* START Dataset excerpt *

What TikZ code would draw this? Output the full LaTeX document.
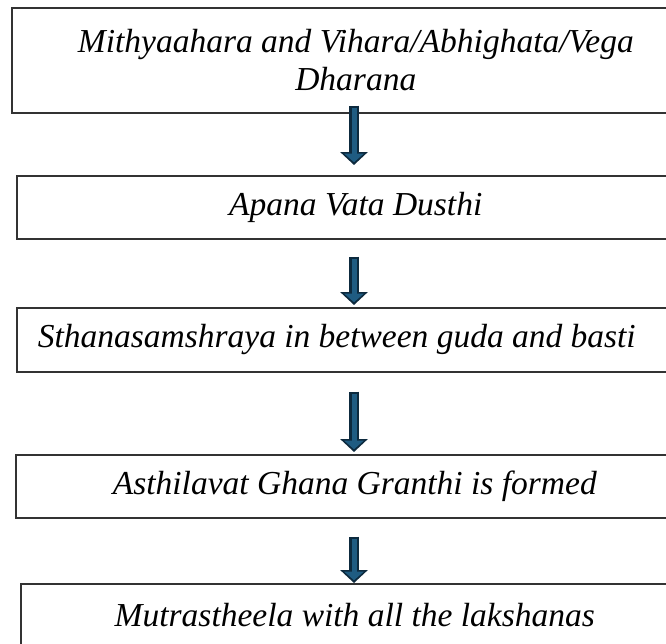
\documentclass[tikz,border=0pt]{standalone}
\usepackage{fontspec}
\setmainfont{Liberation Serif}
\usepackage{tikz}
\usetikzlibrary{arrows.meta,positioning,calc}

\definecolor{arrowdark}{HTML}{0D2A3E}
\definecolor{arrowblue}{HTML}{1F5C82}

\begin{document}
\begin{tikzpicture}[
    x=1pt, y=-1pt,
    stage/.style={rectangle, draw=black!80, line width=1.6pt, anchor=north west, inner sep=0pt, font=\fontsize{33.5}{38}\selectfont\itshape},
    flowarrow/.style={line width=10pt, draw=arrowdark, -{Triangle[width=27pt,length=13pt]},
        postaction={draw=arrowblue, line width=5pt, shorten <=2pt, shorten >=2.8pt, -{Triangle[width=19pt,length=8.5pt]}}}
]
\useasboundingbox (0,0) rectangle (666,643);
\clip (0,0) rectangle (666,643);

% arrow line
\coordinate (ax) at (354,0);

% Stages
\node[stage, minimum width=688pt, minimum height=105pt, align=center] (cause) at (11,7)
    {Mithyaahara and Vihara/Abhighata/Vega\\Dharana};
\node[stage, minimum width=678pt, minimum height=63pt] (apana) at (16,175) {Apana Vata Dusthi};
\node[stage, minimum width=678pt, minimum height=64pt, text width=636pt, inner xsep=21pt, align=left] (sthana) at (16,307)
    {\spaceskip=8.3pt Sthanasamshraya in between guda and basti};
\node[stage, minimum width=678pt, minimum height=63pt] (granthi) at (15,454) {Asthilavat Ghana Granthi is formed};
\node[stage, minimum width=668pt, minimum height=62pt] (mutra) at (20,583) {Mutrastheela with all the lakshanas};

% Arrows
\draw[flowarrow] ($(cause.south -| ax)+(0,-8)$) -- ($(apana.north -| ax)+(0,-10)$);
\draw[flowarrow] ($(apana.south -| ax)+(0,17)$) -- ($(sthana.north -| ax)+(0,-2)$);
\draw[flowarrow] ($(sthana.south -| ax)+(0,19)$) -- ($(granthi.north -| ax)+(0,-2)$);
\draw[flowarrow] ($(granthi.south -| ax)+(0,18)$) -- (mutra.north -| ax);

\end{tikzpicture}
\end{document}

* END Dataset excerpt *

Exercise aim:
Give the data above again in full and unchanged, skipping the pictures.

Solution for this task:
What TikZ code would draw this? Output the full LaTeX document.
\documentclass[tikz,border=0pt]{standalone}
\usepackage{fontspec}
\setmainfont{Liberation Serif}
\usepackage{tikz}
\usetikzlibrary{arrows.meta,positioning,calc}

\definecolor{arrowdark}{HTML}{0D2A3E}
\definecolor{arrowblue}{HTML}{1F5C82}

\begin{document}
\begin{tikzpicture}[
    x=1pt, y=-1pt,
    stage/.style={rectangle, draw=black!80, line width=1.6pt, anchor=north west, inner sep=0pt, font=\fontsize{33.5}{38}\selectfont\itshape},
    flowarrow/.style={line width=10pt, draw=arrowdark, -{Triangle[width=27pt,length=13pt]},
        postaction={draw=arrowblue, line width=5pt, shorten <=2pt, shorten >=2.8pt, -{Triangle[width=19pt,length=8.5pt]}}}
]
\useasboundingbox (0,0) rectangle (666,643);
\clip (0,0) rectangle (666,643);

% arrow line
\coordinate (ax) at (354,0);

% Stages
\node[stage, minimum width=688pt, minimum height=105pt, align=center] (cause) at (11,7)
    {Mithyaahara and Vihara/Abhighata/Vega\\Dharana};
\node[stage, minimum width=678pt, minimum height=63pt] (apana) at (16,175) {Apana Vata Dusthi};
\node[stage, minimum width=678pt, minimum height=64pt, text width=636pt, inner xsep=21pt, align=left] (sthana) at (16,307)
    {\spaceskip=8.3pt Sthanasamshraya in between guda and basti};
\node[stage, minimum width=678pt, minimum height=63pt] (granthi) at (15,454) {Asthilavat Ghana Granthi is formed};
\node[stage, minimum width=668pt, minimum height=62pt] (mutra) at (20,583) {Mutrastheela with all the lakshanas};

% Arrows
\draw[flowarrow] ($(cause.south -| ax)+(0,-8)$) -- ($(apana.north -| ax)+(0,-10)$);
\draw[flowarrow] ($(apana.south -| ax)+(0,17)$) -- ($(sthana.north -| ax)+(0,-2)$);
\draw[flowarrow] ($(sthana.south -| ax)+(0,19)$) -- ($(granthi.north -| ax)+(0,-2)$);
\draw[flowarrow] ($(granthi.south -| ax)+(0,18)$) -- (mutra.north -| ax);

\end{tikzpicture}
\end{document}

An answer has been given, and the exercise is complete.